The controversial legal battle against Bank Austria on behalf of investors that lost out when they were persuaded to invest in the pyramid scheme operated by convicted fraudster Bernard Madoff has taken a twist when a specimen case was settled in advance of a High Court ruling.
The case was carried out by one of the investors that lost a substantial amount of money when they invested in Madoff. They alleged that bank Austria was to blame for the loss, but according to media reports the bank has reached an out-of-court settlement.
The problem with that for the other investors is that this was a specimen case on which they were planning to base their claims, and now it has been settled before a High Court decision can be made – which means that the whole process may well need to be started again.
Madoff was sentenced to 150 years in jail for persuading people to invest in what turned out to be a complicated pyramid scheme. In Austria this was sold by Bank Austria as part of its “Primeo Fond” which provided the capital to Madoff.
But in the promotional material for “Primeo” Madoff is not mentioned and as a result investors want their money back. The total sum involved is around 130 million euros .

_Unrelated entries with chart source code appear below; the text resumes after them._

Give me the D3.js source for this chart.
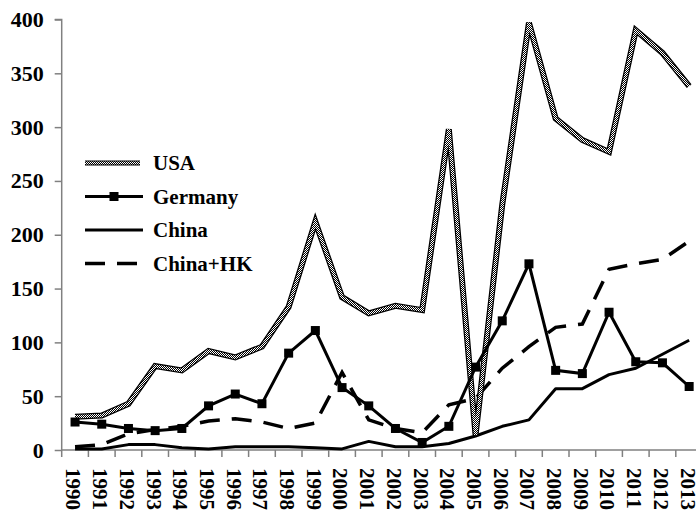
<!DOCTYPE html>
<html lang="en">
<head>
    <meta charset="UTF-8">
    <script src="https://cdnjs.cloudflare.com/ajax/libs/d3/7.8.5/d3.min.js"></script>
    <style>
        body { margin: 0; background: #fff; }
        text { font-family: "Times New Roman", "Liberation Serif", serif; font-weight: bold; }
    </style>
</head>
<body>
    <svg id="chart" width="696" height="512"></svg>
    <script>
        const years = d3.range(1990, 2014).map(String);
        const usa = [31, 32, 43, 78, 74, 92, 86, 96, 133, 212, 142, 127, 134, 130, 298, 14, 228, 397, 308, 288, 277, 390, 369, 338];
        const germany = [26, 24, 20, 18, 20, 41, 52, 43, 90, 111, 58, 41, 20, 7, 22, 77, 120, 173, 74, 71, 128, 82, 81, 59];
        const china = [1, 1, 5, 5, 2, 1, 3, 3, 3, 2, 1, 8, 3, 3, 6, 13, 22, 28, 57, 57, 70, 76, 89, 102];
        const chinaHK = [3, 5, 15, 19, 22, 27, 29, 26, 20, 25, 72, 28, 20, 16, 42, 48, 76, 96, 114, 117, 168, 173, 177, 194];
        const yTicks = [0, 50, 100, 150, 200, 250, 300, 350, 400];
        const seriesNames = ["USA", "Germany", "China", "China+HK"];

        const svg = d3.select("#chart");
        const left = 61.7, band = 26.7;

        const x = d3.scaleBand().domain(years).range([left, left + band * years.length]);
        const y = d3.scaleLinear().domain([0, 400]).range([450, 19.5]);

        // checker pattern for the USA line
        const pat = svg.append("defs").append("pattern")
            .attr("id", "checker")
            .attr("patternUnits", "userSpaceOnUse")
            .attr("width", 2).attr("height", 2);
        pat.append("rect").attr("width", 2).attr("height", 2).attr("fill", "#000");
        pat.append("rect").attr("width", 1).attr("height", 1).attr("fill", "#fff");
        pat.append("rect").attr("x", 1).attr("y", 1).attr("width", 1).attr("height", 1).attr("fill", "#fff");

        // y axis
        const yAxis = d3.axisLeft(y).tickValues(yTicks).tickSize(7).tickPadding(11);
        const gy = svg.append("g").attr("transform", `translate(${left},0)`).call(yAxis);
        gy.select(".domain").attr("stroke", "#808080").attr("stroke-width", 1.5).attr("d", `M-7,${y(400)}H0V${y(0)}`);
        gy.selectAll(".tick line").attr("stroke", "#808080").attr("stroke-width", 1.5);
        gy.selectAll(".tick text").attr("fill", "#000").style("font-size", "22px");

        // x axis: ticks between categories, rotated labels
        const xAxis = d3.axisBottom(x).tickSize(0).tickPadding(0);
        const gx = svg.append("g").attr("transform", "translate(0,450)").call(xAxis);
        gx.select(".domain").attr("stroke", "#808080").attr("stroke-width", 1.5).attr("d", `M${left},0H696`);
        gx.selectAll(".tick text")
            .attr("fill", "#000")
            .style("font-size", "21px")
            .attr("text-anchor", "start")
            .attr("transform", "translate(-1,18) rotate(90)")
            .attr("x", 0).attr("y", 0).attr("dy", "0.36em");
        gx.selectAll("line.sep")
            .data(years)
            .enter()
            .append("line")
            .attr("class", "sep")
            .attr("x1", d => x(d)).attr("x2", d => x(d))
            .attr("y1", 0).attr("y2", 7)
            .attr("stroke", "#808080").attr("stroke-width", 1.5);

        const line = vals => d3.line()
            .x((d, i) => x(years[i]) + x.bandwidth() / 2)
            .y(d => y(d))(vals);

        // China+HK
        svg.append("path").attr("d", line(chinaHK))
            .attr("fill", "none").attr("stroke", "#000").attr("stroke-width", 3.5)
            .attr("stroke-dasharray", "20,12");
        // China
        svg.append("path").attr("d", line(china))
            .attr("fill", "none").attr("stroke", "#000").attr("stroke-width", 3)
            .attr("stroke-linejoin", "round");
        // USA
        svg.append("path").attr("d", line(usa))
            .attr("fill", "none").attr("stroke", "#000").attr("stroke-width", 6);
        svg.append("path").attr("d", line(usa))
            .attr("fill", "none").attr("stroke", "url(#checker)").attr("stroke-width", 3.5);
        // Germany
        svg.append("path").attr("d", line(germany))
            .attr("fill", "none").attr("stroke", "#000").attr("stroke-width", 3);
        svg.selectAll("rect.germany")
            .data(germany)
            .enter()
            .append("rect")
            .attr("class", "germany")
            .attr("x", (d, i) => x(years[i]) + x.bandwidth() / 2 - 4.5)
            .attr("y", d => y(d) - 4.5)
            .attr("width", 9).attr("height", 9)
            .attr("fill", "#000");

        // legend
        const lg = svg.append("g");
        const rowY = [163, 196.5, 230, 263.5];
        seriesNames.forEach((name, i) => {
            const ry = rowY[i];
            if (i === 0) {
                lg.append("line").attr("x1", 85).attr("x2", 140).attr("y1", ry).attr("y2", ry)
                    .attr("stroke", "#000").attr("stroke-width", 5);
                lg.append("line").attr("x1", 85).attr("x2", 140).attr("y1", ry).attr("y2", ry)
                    .attr("stroke", "url(#checker)").attr("stroke-width", 3);
            } else if (i === 1) {
                lg.append("line").attr("x1", 85).attr("x2", 143).attr("y1", ry).attr("y2", ry)
                    .attr("stroke", "#000").attr("stroke-width", 3);
                lg.append("rect").attr("x", 114 - 4.5).attr("y", ry - 4.5).attr("width", 9).attr("height", 9).attr("fill", "#000");
            } else if (i === 2) {
                lg.append("line").attr("x1", 85).attr("x2", 143).attr("y1", ry).attr("y2", ry)
                    .attr("stroke", "#000").attr("stroke-width", 3);
            } else {
                lg.append("line").attr("x1", 85).attr("x2", 143).attr("y1", ry).attr("y2", ry)
                    .attr("stroke", "#000").attr("stroke-width", 3.5).attr("stroke-dasharray", "20,12");
            }
            lg.append("text").attr("x", 153).attr("y", ry).attr("dy", "0.35em")
                .style("font-size", "21px").text(name);
        });
    </script>
</body>
</html>
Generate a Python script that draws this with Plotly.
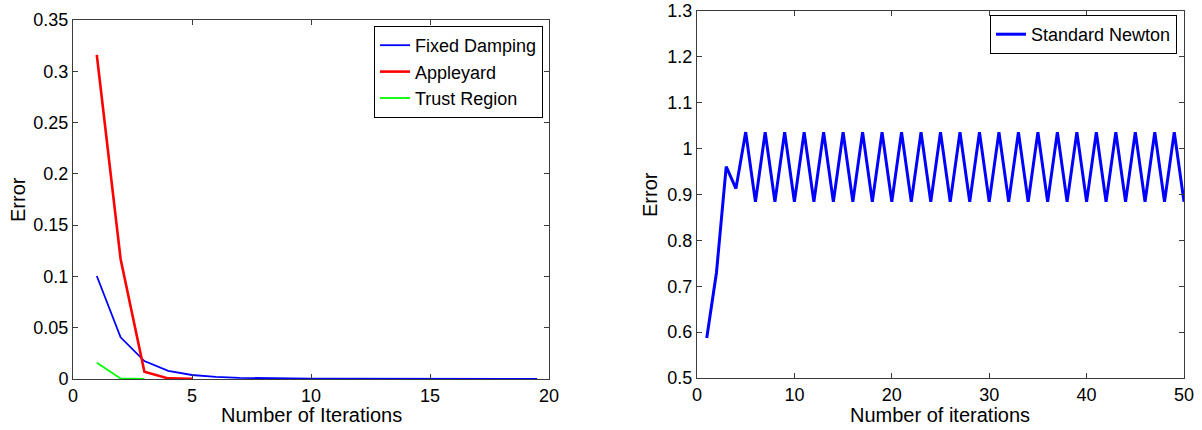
import plotly.graph_objects as go

W, H = 1202, 430

# ---- Left chart data ----
x_fd = [1, 2, 3, 4, 5, 6, 7, 8, 9, 10, 11, 12, 13, 14, 15, 16, 17, 18, 19, 19.5]
y_fd = [0.1004, 0.0406, 0.0175, 0.008, 0.0039, 0.002, 0.0011, 0.0007, 0.0005, 0.0004,
        0.0003, 0.0003, 0.0002, 0.0002, 0.0002, 0.0001, 0.0001, 0.0001, 0.0001, 0.0001]
x_ap = [1, 2, 3, 4, 5]
y_ap = [0.316, 0.117, 0.007, 0.0006, 0.0001]
x_tr = [1, 2, 3]
y_tr = [0.0159, 0.0005, 0.0001]

left_xticks = [0, 5, 10, 15, 20]
left_yticks = [0, 0.05, 0.1, 0.15, 0.2, 0.25, 0.3, 0.35]
left_yticklabels = ["0", "0.05", "0.1", "0.15", "0.2", "0.25", "0.3", "0.35"]

# ---- Right chart data ----
x_sn = list(range(1, 51))
y_sn = [0.587, 0.73, 0.961, 0.913,
        1.036, 0.884, 1.036, 0.884, 1.036, 0.884, 1.036, 0.884, 1.036, 0.884,
        1.036, 0.884, 1.036, 0.884, 1.036, 0.884, 1.036, 0.884, 1.036, 0.884,
        1.036, 0.884, 1.036, 0.884, 1.036, 0.884, 1.036, 0.884, 1.036, 0.884,
        1.036, 0.884, 1.036, 0.884, 1.036, 0.884, 1.036, 0.884, 1.036, 0.884,
        1.036, 0.884, 1.036, 0.884, 1.036, 0.884]

right_xticks = [0, 10, 20, 30, 40, 50]
right_yticks = [0.5, 0.6, 0.7, 0.8, 0.9, 1.0, 1.1, 1.2, 1.3]
right_yticklabels = ["0.5", "0.6", "0.7", "0.8", "0.9", "1", "1.1", "1.2", "1.3"]

FONT = "Liberation Sans, Arial, sans-serif"
FS = 18
FT = 20
AX = "#3c3c3c"

def px(x):
    return x / W

def py(y):
    return 1 - y / H

fig = go.Figure()
fig.add_trace(go.Scatter(x=x_fd, y=y_fd, mode="lines", name="Fixed Damping",
                         line=dict(color="#0000ff", width=1.8), xaxis="x", yaxis="y", legend="legend"))
fig.add_trace(go.Scatter(x=x_ap, y=y_ap, mode="lines", name="Appleyard",
                         line=dict(color="#ff0000", width=2.6), xaxis="x", yaxis="y", legend="legend"))
fig.add_trace(go.Scatter(x=x_tr, y=y_tr, mode="lines", name="Trust Region",
                         line=dict(color="#00ff00", width=1.8), xaxis="x", yaxis="y", legend="legend"))
fig.add_trace(go.Scatter(x=x_sn, y=y_sn, mode="lines", name="Standard Newton",
                         line=dict(color="#0000ff", width=3), xaxis="x2", yaxis="y2", legend="legend2"))

axis_common = dict(showline=True, linecolor=AX, linewidth=1, mirror="ticks", ticks="inside",
                   ticklen=5, tickcolor=AX, showgrid=False, zeroline=False,
                   tickfont=dict(family=FONT, size=FS, color="black"), automargin=False,
                   fixedrange=True)

fig.update_layout(
    width=W, height=H,
    margin=dict(l=0, r=0, t=0, b=0),
    paper_bgcolor="white", plot_bgcolor="white",
    showlegend=True,
    xaxis=dict(domain=[px(73), px(549)], range=[0, 20], tickvals=left_xticks,
               anchor="y", **axis_common),
    yaxis=dict(domain=[py(379), py(20)], range=[0, 0.35], tickvals=left_yticks,
               ticktext=left_yticklabels, anchor="x", **axis_common),
    xaxis2=dict(domain=[px(697), px(1184)], range=[0, 50], tickvals=right_xticks,
                anchor="y2", **axis_common),
    yaxis2=dict(domain=[py(378), py(11)], range=[0.5, 1.3], tickvals=right_yticks,
                ticktext=right_yticklabels, anchor="x2", **axis_common),
    legend=dict(x=px(543), y=py(26), xanchor="right", yanchor="top",
                bgcolor="white", bordercolor="black", borderwidth=1,
                font=dict(family=FONT, size=FS, color="black"), itemwidth=30,
                tracegroupgap=0),
    legend2=dict(x=px(1177), y=py(15), xanchor="right", yanchor="top",
                 bgcolor="white", bordercolor="black", borderwidth=1,
                 font=dict(family=FONT, size=FS, color="black"), itemwidth=30),
    annotations=[
        dict(text="Number of Iterations", x=px(311), y=py(415), xref="paper", yref="paper",
             xanchor="center", yanchor="middle", showarrow=False,
             font=dict(family=FONT, size=FT, color="black")),
        dict(text="Number of iterations", x=px(940), y=py(415), xref="paper", yref="paper",
             xanchor="center", yanchor="middle", showarrow=False,
             font=dict(family=FONT, size=FT, color="black")),
        dict(text="Error", x=px(18), y=py(200), xref="paper", yref="paper",
             xanchor="center", yanchor="middle", showarrow=False, textangle=-90,
             font=dict(family=FONT, size=FT, color="black")),
        dict(text="Error", x=px(650), y=py(195), xref="paper", yref="paper",
             xanchor="center", yanchor="middle", showarrow=False, textangle=-90,
             font=dict(family=FONT, size=FT, color="black")),
    ],
)

fig.write_html("out.html")
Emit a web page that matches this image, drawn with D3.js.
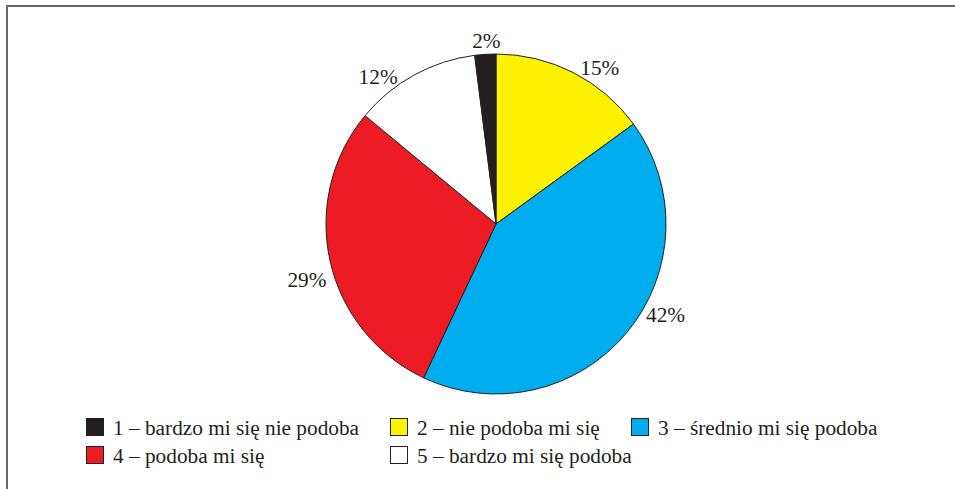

The allegation now in the latest case is that Bank Austria paid off the claimant whose case verdict was being eagerly awaited by other claimants. The claimant had already won in the first and second instance.
The other claimants had been waiting for the result when it was suddenly withdrawn just before the High Court was due to make a decision. The High Court has now been forced to cancel the judgements in the first and second instance.
Lawyer Gottfried Thiery said that it was probable that the bank had come to a deal to pay off the other claimant.
Bank Austria has rejected all allegations until now in relation to Madoff but has refused to discuss the current case and whether they paid any money to buy off the claimant.
A spokesman said: “Out of our duty to the banks client confidentiality and bank secrecy laws and the fact that there are still ongoing cases we cannot make any comment.”
But there is some hope for those that lost out. One lawyer that is refusing to back down is the former justice minister Dieter Böhmdorfer (FPÖ) who has also launched a claim and has won in the first and second instance against Bank Austria and who is expecting a High Court decision in spring 2013.
He has reportedly been made an offer but will not be swayed from getting a High Court judgement .
He said: “We will see this through to the end and we hope that the High Court will also ruled in favour of our clients.”
A victory could still be a breakthrough the other victims are hoping for.